Perhaps you would like to address the fact that there was nothing in English law that supported the right of a colony to exercise unilateral secession. From that perspective the colonists were nothing but filthy rebels who deserved to be ground into the dirt and forced back into submission just like Lincoln did in the South.
You're opening another can of worms. The Constitution only allows Congress to conscript the militias from the various states, not individual citizens. The drafting of individuals was wrong in both the North and the South. But let's save the debate over conscription for another thread.
Fantasy.
The Militia Act --assumes-- that the state government has been perverted or overthrown. It was passed at the request of George Washington.

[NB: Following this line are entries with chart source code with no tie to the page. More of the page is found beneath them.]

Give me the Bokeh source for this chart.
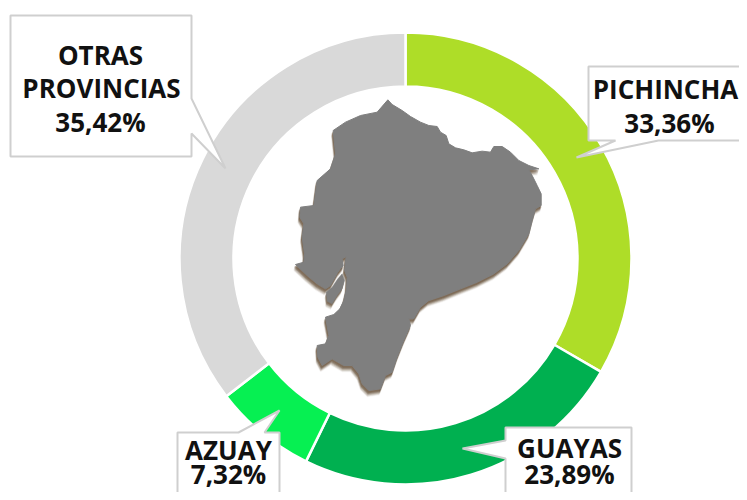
import numpy as np
from bokeh.plotting import figure
from bokeh.models import Range1d
from bokeh.core.properties import value
from bokeh.embed import file_html
from bokeh.resources import INLINE

# ---- data
provinces = ["PICHINCHA", "GUAYAS", "AZUAY", "OTRAS PROVINCIAS"]
shares = [33.36, 23.89, 7.32, 35.42]
colors = ["#AEDD28", "#00B050", "#06F052", "#D9D9D9"]
share_labels = ["33,36%", "23,89%", "7,32%", "35,42%"]

# ---- layout, in picture pixels
CX, CY, R_OUT, R_IN = 405, 258, 226, 172
W, H = 739, 492


def X(px):
    return np.asarray(px, dtype=float) - CX


def Y(py):
    return CY - np.asarray(py, dtype=float)


p = figure(width=W, height=H, output_backend="svg", toolbar_location=None,
           x_range=Range1d(-CX, W - CX), y_range=Range1d(CY - H, CY),
           x_axis_location=None, y_axis_location=None, min_border=0,
           background_fill_color="white", border_fill_color="white", outline_line_color=None)
p.grid.visible = False

# ---- ring
fractions = np.array(shares) / sum(shares)
ends = np.cumsum(fractions)
starts = ends - fractions
p.annular_wedge(x=[0] * 4, y=[0] * 4, inner_radius=R_IN, outer_radius=R_OUT,
                start_angle=list(np.pi / 2 - starts * 2 * np.pi),
                end_angle=list(np.pi / 2 - ends * 2 * np.pi),
                direction="clock", fill_color=colors, line_color="white", line_width=2.5)

# ---- map outline
map_x = [322, 335, 365, 390, 420, 445, 470, 480, 497, 505, 525, 550, 575, 605, 630, 640, 665, 690, 715, 745,
         775, 745, 755, 770, 782, 782, 765, 755, 745, 715, 680, 640, 590, 540, 490, 445, 420, 400, 385, 390,
         370, 350, 335, 315, 300, 265, 245, 235, 215, 190, 155, 125, 112, 110, 135, 145, 135, 160, 178, 190,
         198, 200, 192, 197, 185, 188, 172, 150, 135, 110, 80, 45, 70, 72, 65, 70, 58, 60, 100, 110, 150, 165, 158, 195,
         240, 290]
map_y = [28, 42, 60, 78, 95, 105, 108, 125, 135, 160, 172, 178, 187, 182, 185, 168, 168, 185, 210, 225,
         235, 238, 255, 285, 310, 345, 355, 390, 430, 480, 520, 550, 575, 595, 615, 630, 650, 685, 685, 705,
         750, 800, 845, 855, 895, 900, 880, 850, 825, 825, 805, 825, 800, 765, 760, 735, 680, 672, 655, 630,
         595, 560, 540, 498, 505, 525, 545, 585, 595, 580, 555, 522, 515, 490, 440, 400, 380, 350, 345, 270, 235, 190,
         120, 95, 75, 65]
isle_x = [137, 155, 172, 185, 192, 185, 170, 155, 140]
isle_y = [605, 590, 565, 550, 570, 595, 615, 640, 632]

mx = 280 + np.array(map_x) / 3
my = 90 + np.array(map_y) / 3
ix = 280 + np.array(isle_x) / 3
iy = 90 + np.array(isle_y) / 3

# soft shadow underneath the map
for dx, dy, a in [(-1.5, 6, 0.10), (-1.5, 5, 0.18), (-1, 4, 0.28), (-1, 3, 0.4), (-0.5, 2, 0.5)]:
    p.patch(X(mx + dx), Y(my + dy), fill_color="#6B563F", fill_alpha=a, line_color="#6B563F", line_alpha=a * 0.5, line_width=1.5)
    p.patch(X(ix + dx), Y(iy + dy), fill_color="#6B563F", fill_alpha=a, line_color=None)
p.patch(X(mx), Y(my), fill_color="#7F7F7F", line_color="#7F7F7F", line_width=1)
p.patch(X(ix), Y(iy), fill_color="#7F7F7F", line_color="#7F7F7F", line_width=0.5)

# ---- callouts: outline of box plus pointer
callouts = [
    ([10, 191, 191, 225, 191, 191, 10], [15, 15, 98, 168, 133, 156, 156]),
    ([588, 760, 760, 658, 576, 615, 588], [66, 66, 140, 140, 157, 140, 140]),
    ([177, 238, 279, 264, 279, 279, 177], [432, 432, 410, 432, 432, 510, 510]),
    ([505, 631, 631, 505, 505, 462, 505], [427, 427, 510, 510, 458, 448, 440]),
]
for cx, cy in callouts:
    p.patch(X(np.array(cx)), Y(np.array(cy)), fill_color="white", line_color="#CFCFCF", line_width=2)

# ---- labels
label_rows = [
    ("OTRAS", 100, 54), ("PROVINCIAS", 101, 87), (share_labels[3], 100, 121),
    (provinces[0], 665, 88), (share_labels[0], 669, 122),
    (provinces[2], 228, 449), (share_labels[2], 228, 473),
    (provinces[1], 569, 447), (share_labels[1], 569, 473),
]
p.text(x=[float(X(r[1])) for r in label_rows], y=[float(Y(r[2])) for r in label_rows],
       text=[r[0] for r in label_rows], text_align="center", text_baseline="middle",
       text_font=value("Open Sans"), text_font_style="bold", text_font_size="26px", text_color="#111111")

open("out.html", "w").write(file_html(p, INLINE))
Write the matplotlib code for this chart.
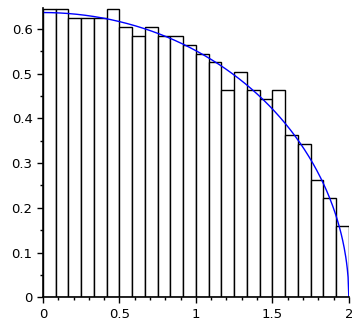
import numpy as np
import matplotlib
matplotlib.use('Agg')
import matplotlib.pyplot as plt
from matplotlib.ticker import MultipleLocator, FuncFormatter

# histogram heights (density), 24 bins on [0, 2]
heights = [0.645, 0.645, 0.625, 0.625, 0.625, 0.645, 0.605, 0.585,
           0.605, 0.585, 0.585, 0.565, 0.545, 0.525, 0.464, 0.504,
           0.464, 0.444, 0.464, 0.3625, 0.3425, 0.262, 0.221, 0.160]
x_min, x_max = 0.0, 2.0
radius = 2.0  # quarter-circle density sqrt(r^2 - x^2) * 4 / (pi r^2)

edges = np.linspace(x_min, x_max, len(heights) + 1)
width = edges[1] - edges[0]

fig = plt.figure(figsize=(3.52, 3.21), dpi=100)
ax = fig.add_axes([0.122, 0.074, 0.869, 0.90])

ax.bar(edges[:-1], heights, width=width, align='edge',
       facecolor='white', edgecolor='black', linewidth=1.0)

xs = np.linspace(x_min, x_max, 400)
ax.plot(xs, 4 * np.sqrt(np.clip(radius**2 - xs**2, 0, None)) / (np.pi * radius**2),
        color='blue', linewidth=1.0)

ax.set_xlim(x_min, x_max)
ax.set_ylim(0, 0.646)
ax.spines['top'].set_visible(False)
ax.spines['right'].set_visible(False)

ax.xaxis.set_major_locator(MultipleLocator(0.5))
ax.xaxis.set_minor_locator(MultipleLocator(0.1))
ax.yaxis.set_major_locator(MultipleLocator(0.1))
ax.yaxis.set_minor_locator(MultipleLocator(0.05))
fmt = FuncFormatter(lambda v, p: '%g' % round(v, 3))
ax.xaxis.set_major_formatter(fmt)
ax.yaxis.set_major_formatter(fmt)
ax.tick_params(which='major', length=4, width=1, labelsize=9.5, direction='out')
ax.tick_params(which='minor', length=2.5, width=1, direction='out')

for s in ['left', 'bottom']:
    ax.spines[s].set_linewidth(1.2)

fig.savefig('out.png', dpi=100)
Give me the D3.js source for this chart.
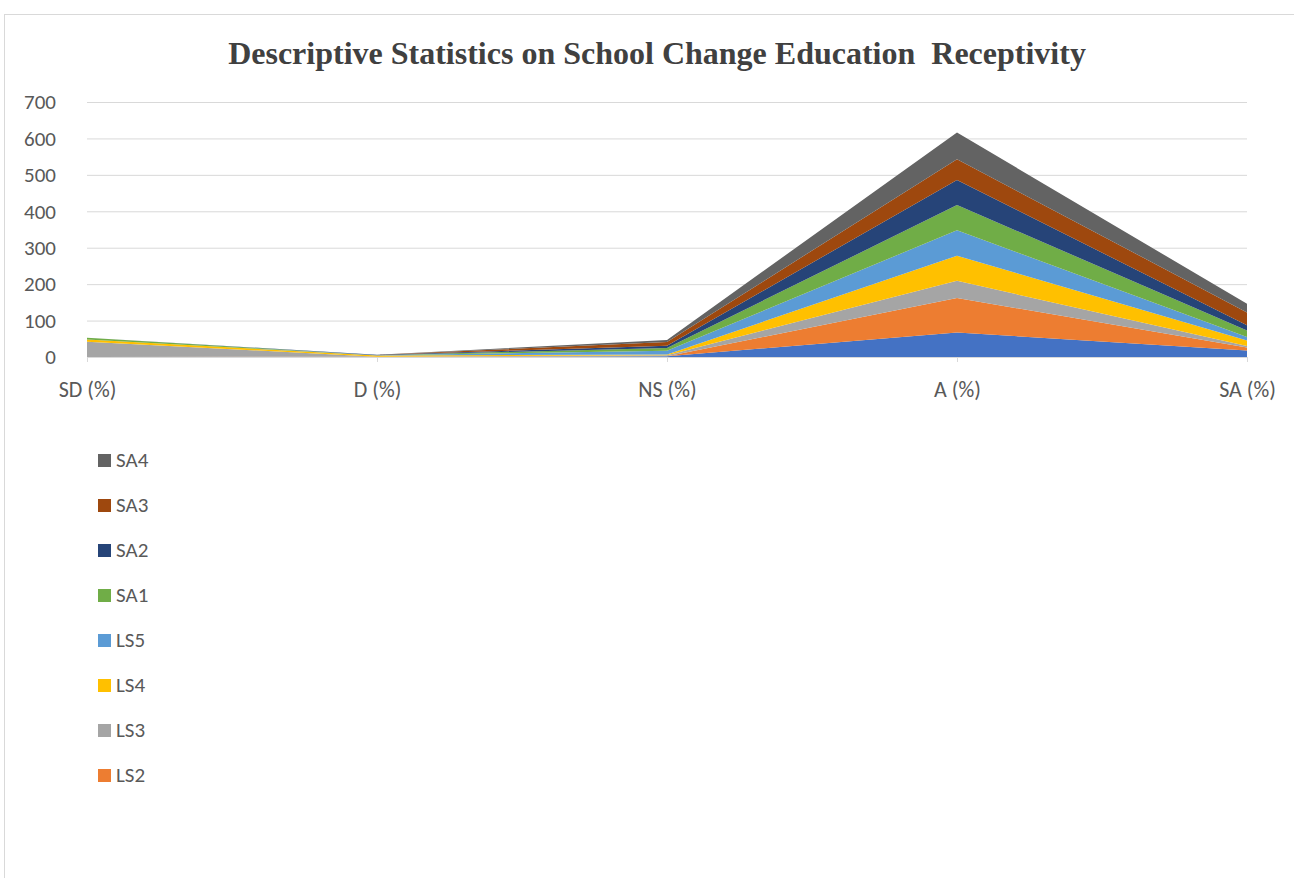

It was one of the grounds cited by the Supreme Court in 1862 for the propriety of President Lincoln's actions. President Lincoln was required by his oath to resist the overthrow of the lawful government.
So, you're saying that we've had a National government, not a Federal government, for over 200 years!? Do you even know the difference!?
That in itself is the argument in a nutshell. What was the south to do? Add another amendment to force the northern states to abide by the Constitutional agreement? And if that failed, add another, and another?
What you overlook is the fact that the colonists were victorious filthy rebels, while the confederates were losing filthy rebels. That's the first difference. In both cases the parties entered into rebellion. But the colonists also did not pretend that their actions were permitted under British law. They knew that they were taking a chance with their necks, they knew that they would have to fight for their freedoms, and they didn't complain about it. That's the second difference.
And you seem at the same time to want to prevent them from knowing the truth about abraham Lincoln.